┌─ Recorded data

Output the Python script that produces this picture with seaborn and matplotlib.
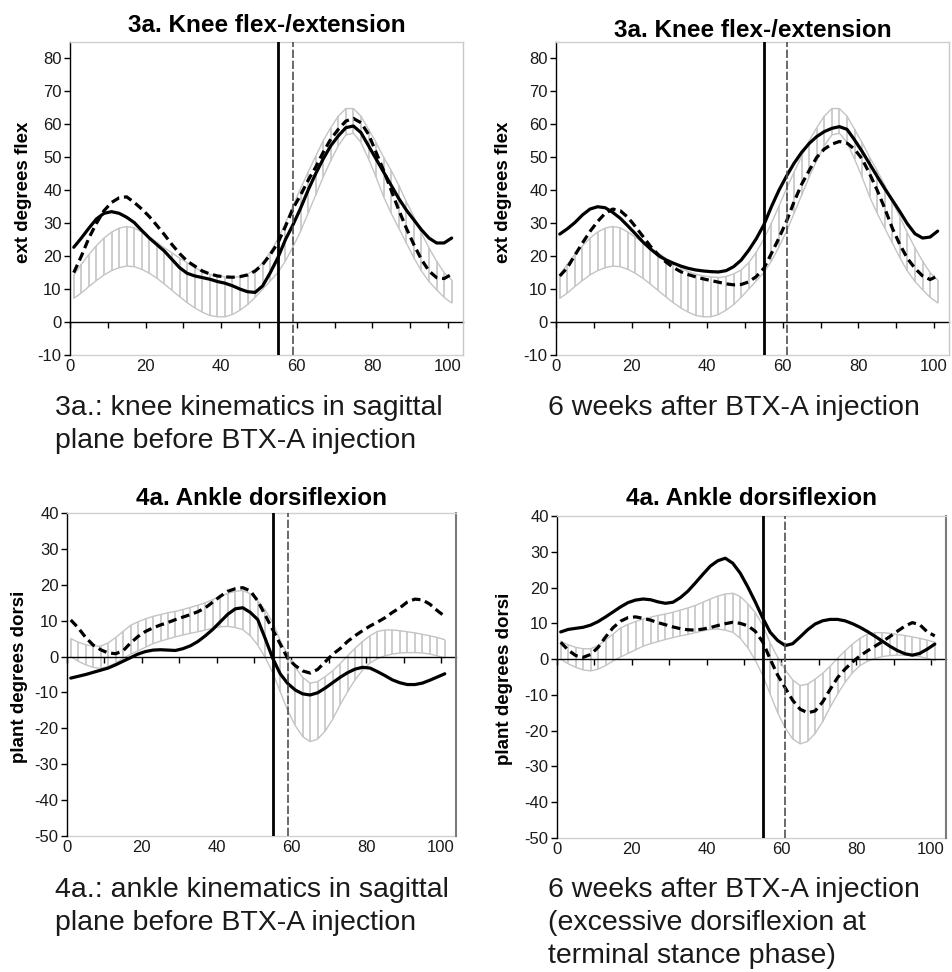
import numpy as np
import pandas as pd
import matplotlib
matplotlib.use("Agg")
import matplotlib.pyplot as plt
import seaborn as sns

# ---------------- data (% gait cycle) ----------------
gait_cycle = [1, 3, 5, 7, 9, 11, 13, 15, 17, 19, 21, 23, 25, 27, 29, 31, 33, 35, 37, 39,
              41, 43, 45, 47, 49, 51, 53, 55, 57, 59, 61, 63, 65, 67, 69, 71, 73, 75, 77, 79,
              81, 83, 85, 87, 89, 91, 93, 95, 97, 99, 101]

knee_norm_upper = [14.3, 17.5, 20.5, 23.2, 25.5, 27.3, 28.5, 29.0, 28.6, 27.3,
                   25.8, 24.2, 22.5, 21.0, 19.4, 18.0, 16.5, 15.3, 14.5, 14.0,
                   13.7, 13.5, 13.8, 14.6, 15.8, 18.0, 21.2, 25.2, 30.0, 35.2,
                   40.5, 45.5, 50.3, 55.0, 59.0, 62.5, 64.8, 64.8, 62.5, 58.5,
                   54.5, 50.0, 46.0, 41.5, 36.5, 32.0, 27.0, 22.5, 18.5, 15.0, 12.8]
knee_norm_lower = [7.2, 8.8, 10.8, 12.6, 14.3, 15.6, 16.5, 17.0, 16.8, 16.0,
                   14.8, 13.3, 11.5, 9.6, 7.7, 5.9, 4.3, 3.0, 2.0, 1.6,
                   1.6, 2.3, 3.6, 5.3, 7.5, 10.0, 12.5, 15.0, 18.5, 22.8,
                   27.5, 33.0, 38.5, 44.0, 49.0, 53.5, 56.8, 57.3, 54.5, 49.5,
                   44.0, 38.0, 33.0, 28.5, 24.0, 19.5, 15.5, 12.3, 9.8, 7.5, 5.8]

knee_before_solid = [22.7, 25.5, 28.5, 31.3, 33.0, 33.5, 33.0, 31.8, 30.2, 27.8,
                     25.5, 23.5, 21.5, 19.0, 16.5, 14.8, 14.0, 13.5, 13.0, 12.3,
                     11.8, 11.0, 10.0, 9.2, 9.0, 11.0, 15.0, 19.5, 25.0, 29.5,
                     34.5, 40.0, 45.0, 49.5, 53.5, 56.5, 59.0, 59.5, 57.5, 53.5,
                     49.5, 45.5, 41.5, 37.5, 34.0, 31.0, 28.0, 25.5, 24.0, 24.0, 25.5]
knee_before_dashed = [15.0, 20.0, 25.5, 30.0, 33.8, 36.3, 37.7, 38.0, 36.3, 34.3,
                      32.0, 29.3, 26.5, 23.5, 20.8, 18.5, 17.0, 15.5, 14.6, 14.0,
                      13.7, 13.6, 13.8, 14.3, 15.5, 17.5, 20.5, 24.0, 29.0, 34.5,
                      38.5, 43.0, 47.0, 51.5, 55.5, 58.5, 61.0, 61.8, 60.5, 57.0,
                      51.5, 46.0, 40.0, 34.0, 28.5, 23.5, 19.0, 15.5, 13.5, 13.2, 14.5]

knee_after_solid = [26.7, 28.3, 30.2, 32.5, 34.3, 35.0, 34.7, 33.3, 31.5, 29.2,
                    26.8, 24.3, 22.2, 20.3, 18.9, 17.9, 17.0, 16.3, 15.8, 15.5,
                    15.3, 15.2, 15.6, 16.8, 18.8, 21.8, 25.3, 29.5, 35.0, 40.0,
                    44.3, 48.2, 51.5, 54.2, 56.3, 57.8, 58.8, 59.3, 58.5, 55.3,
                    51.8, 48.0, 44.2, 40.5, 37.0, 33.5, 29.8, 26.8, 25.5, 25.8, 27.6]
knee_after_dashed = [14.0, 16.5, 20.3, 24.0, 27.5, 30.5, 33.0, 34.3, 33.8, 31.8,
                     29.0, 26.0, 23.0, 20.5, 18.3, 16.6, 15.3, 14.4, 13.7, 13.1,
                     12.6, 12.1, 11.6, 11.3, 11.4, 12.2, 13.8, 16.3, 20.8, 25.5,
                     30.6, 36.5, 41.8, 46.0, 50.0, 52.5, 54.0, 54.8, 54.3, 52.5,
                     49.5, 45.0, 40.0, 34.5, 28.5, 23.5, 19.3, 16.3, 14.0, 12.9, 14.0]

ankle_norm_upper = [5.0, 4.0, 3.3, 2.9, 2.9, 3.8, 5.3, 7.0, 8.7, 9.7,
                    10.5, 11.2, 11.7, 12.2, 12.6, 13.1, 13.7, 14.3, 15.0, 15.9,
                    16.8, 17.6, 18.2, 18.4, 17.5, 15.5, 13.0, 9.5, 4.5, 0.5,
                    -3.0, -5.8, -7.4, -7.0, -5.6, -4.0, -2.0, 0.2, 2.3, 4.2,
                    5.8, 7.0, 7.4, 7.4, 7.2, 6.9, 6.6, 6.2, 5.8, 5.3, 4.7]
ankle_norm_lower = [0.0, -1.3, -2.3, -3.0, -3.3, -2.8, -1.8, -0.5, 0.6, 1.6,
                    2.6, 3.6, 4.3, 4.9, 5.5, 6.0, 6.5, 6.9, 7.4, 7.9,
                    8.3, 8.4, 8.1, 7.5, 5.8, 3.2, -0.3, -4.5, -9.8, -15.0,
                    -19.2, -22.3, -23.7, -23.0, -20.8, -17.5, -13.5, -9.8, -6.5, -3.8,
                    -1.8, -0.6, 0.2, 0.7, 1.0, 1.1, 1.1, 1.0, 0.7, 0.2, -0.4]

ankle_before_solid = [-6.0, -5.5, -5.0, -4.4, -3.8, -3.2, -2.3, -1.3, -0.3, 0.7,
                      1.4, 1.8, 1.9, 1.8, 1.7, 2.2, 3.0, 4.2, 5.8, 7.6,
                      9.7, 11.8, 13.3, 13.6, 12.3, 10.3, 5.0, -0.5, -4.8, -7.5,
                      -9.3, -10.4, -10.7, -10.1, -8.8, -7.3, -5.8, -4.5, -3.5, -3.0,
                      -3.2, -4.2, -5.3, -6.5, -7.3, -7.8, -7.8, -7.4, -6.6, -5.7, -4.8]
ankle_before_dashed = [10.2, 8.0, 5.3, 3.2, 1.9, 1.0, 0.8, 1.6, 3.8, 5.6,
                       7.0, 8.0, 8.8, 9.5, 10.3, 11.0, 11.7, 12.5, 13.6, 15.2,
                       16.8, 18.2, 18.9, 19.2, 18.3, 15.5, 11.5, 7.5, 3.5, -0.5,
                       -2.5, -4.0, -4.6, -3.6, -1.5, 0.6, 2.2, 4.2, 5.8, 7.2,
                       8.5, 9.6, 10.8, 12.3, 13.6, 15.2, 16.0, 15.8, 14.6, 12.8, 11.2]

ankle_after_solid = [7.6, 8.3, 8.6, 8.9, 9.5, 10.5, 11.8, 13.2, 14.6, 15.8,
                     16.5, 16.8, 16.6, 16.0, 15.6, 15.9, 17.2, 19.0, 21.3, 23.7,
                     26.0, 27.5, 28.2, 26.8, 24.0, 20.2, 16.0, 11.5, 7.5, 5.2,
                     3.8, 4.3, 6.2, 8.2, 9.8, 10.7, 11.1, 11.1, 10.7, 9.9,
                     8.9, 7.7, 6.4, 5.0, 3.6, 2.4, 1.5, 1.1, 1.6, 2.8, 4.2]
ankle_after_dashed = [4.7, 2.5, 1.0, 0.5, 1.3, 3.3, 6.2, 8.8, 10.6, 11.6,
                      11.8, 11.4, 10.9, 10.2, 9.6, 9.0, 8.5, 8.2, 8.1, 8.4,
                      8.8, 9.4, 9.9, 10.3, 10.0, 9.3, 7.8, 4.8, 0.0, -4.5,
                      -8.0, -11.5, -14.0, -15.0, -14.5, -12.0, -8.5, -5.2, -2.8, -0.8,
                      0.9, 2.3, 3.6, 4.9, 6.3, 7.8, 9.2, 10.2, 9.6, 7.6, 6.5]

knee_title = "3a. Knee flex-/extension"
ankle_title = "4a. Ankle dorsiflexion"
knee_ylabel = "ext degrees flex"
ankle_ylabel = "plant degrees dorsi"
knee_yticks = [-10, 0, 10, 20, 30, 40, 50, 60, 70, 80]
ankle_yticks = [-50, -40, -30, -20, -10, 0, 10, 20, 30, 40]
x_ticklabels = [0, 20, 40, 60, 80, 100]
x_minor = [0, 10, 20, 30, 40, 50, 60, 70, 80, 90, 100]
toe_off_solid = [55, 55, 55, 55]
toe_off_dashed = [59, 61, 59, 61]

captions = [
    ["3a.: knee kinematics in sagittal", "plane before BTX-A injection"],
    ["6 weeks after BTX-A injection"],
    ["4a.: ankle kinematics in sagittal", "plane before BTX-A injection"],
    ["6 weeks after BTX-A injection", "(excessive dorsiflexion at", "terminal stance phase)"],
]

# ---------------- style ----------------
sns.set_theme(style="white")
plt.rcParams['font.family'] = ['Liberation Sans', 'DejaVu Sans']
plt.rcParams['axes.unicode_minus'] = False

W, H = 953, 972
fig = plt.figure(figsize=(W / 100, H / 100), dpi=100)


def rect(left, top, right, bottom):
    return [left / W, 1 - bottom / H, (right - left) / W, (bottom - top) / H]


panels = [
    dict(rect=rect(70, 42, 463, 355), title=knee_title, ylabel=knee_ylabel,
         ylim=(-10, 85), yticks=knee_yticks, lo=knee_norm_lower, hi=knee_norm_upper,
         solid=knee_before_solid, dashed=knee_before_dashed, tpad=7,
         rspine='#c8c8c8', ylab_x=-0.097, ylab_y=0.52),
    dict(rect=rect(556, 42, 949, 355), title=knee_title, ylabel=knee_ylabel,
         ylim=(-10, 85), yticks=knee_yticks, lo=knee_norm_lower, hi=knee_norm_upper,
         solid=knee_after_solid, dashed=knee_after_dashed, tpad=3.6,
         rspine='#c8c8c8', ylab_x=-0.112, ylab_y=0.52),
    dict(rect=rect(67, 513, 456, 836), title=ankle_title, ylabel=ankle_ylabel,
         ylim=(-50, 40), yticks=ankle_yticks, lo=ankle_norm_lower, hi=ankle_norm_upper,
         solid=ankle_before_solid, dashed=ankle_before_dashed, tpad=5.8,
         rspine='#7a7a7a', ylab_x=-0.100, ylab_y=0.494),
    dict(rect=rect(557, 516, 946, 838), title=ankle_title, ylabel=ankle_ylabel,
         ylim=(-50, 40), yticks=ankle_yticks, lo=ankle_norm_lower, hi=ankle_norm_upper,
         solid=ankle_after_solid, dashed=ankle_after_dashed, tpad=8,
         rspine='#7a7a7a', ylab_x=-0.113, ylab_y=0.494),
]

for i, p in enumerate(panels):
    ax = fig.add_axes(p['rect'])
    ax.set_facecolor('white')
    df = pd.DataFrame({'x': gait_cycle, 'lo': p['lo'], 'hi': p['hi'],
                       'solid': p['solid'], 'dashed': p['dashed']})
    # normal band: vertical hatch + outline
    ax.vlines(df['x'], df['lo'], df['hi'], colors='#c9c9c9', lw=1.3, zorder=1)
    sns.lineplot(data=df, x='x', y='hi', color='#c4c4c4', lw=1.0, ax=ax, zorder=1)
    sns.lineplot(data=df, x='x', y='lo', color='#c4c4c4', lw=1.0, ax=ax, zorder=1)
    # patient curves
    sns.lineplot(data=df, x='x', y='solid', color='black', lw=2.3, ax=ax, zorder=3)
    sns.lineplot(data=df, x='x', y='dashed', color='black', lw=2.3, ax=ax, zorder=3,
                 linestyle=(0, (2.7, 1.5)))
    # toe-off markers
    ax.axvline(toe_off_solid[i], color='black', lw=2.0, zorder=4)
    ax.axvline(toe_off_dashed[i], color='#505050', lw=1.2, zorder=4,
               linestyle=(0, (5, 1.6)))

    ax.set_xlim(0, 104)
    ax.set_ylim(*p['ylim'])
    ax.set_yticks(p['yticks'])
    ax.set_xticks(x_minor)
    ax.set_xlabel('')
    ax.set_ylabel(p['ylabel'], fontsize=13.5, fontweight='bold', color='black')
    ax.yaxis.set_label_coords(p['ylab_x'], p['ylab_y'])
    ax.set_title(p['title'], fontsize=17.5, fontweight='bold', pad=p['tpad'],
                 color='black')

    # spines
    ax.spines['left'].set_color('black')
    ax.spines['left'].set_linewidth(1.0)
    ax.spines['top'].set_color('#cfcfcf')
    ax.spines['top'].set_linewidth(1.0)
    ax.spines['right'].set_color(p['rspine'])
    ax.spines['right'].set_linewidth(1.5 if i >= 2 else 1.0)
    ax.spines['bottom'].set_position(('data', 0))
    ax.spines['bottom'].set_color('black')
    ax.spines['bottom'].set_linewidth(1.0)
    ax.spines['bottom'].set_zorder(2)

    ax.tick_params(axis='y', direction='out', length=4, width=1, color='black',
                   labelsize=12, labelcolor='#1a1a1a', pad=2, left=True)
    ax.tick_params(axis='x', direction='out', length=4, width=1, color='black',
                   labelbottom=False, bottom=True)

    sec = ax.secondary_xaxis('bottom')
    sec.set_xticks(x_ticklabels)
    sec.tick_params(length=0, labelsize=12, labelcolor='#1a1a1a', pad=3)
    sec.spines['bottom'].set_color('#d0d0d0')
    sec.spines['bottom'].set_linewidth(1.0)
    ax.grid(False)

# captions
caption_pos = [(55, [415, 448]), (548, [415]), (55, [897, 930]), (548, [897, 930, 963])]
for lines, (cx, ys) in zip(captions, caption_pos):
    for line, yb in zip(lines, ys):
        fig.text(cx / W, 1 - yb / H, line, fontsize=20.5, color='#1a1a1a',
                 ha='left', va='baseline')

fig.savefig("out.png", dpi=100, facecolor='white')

└─

Write out nothing but the lines from the start of the data through the line with "import seaborn as sns". Leave out the pictures.

■ Result of this exercise
Output the Python script that produces this picture with seaborn and matplotlib.
import numpy as np
import pandas as pd
import matplotlib
matplotlib.use("Agg")
import matplotlib.pyplot as plt
import seaborn as sns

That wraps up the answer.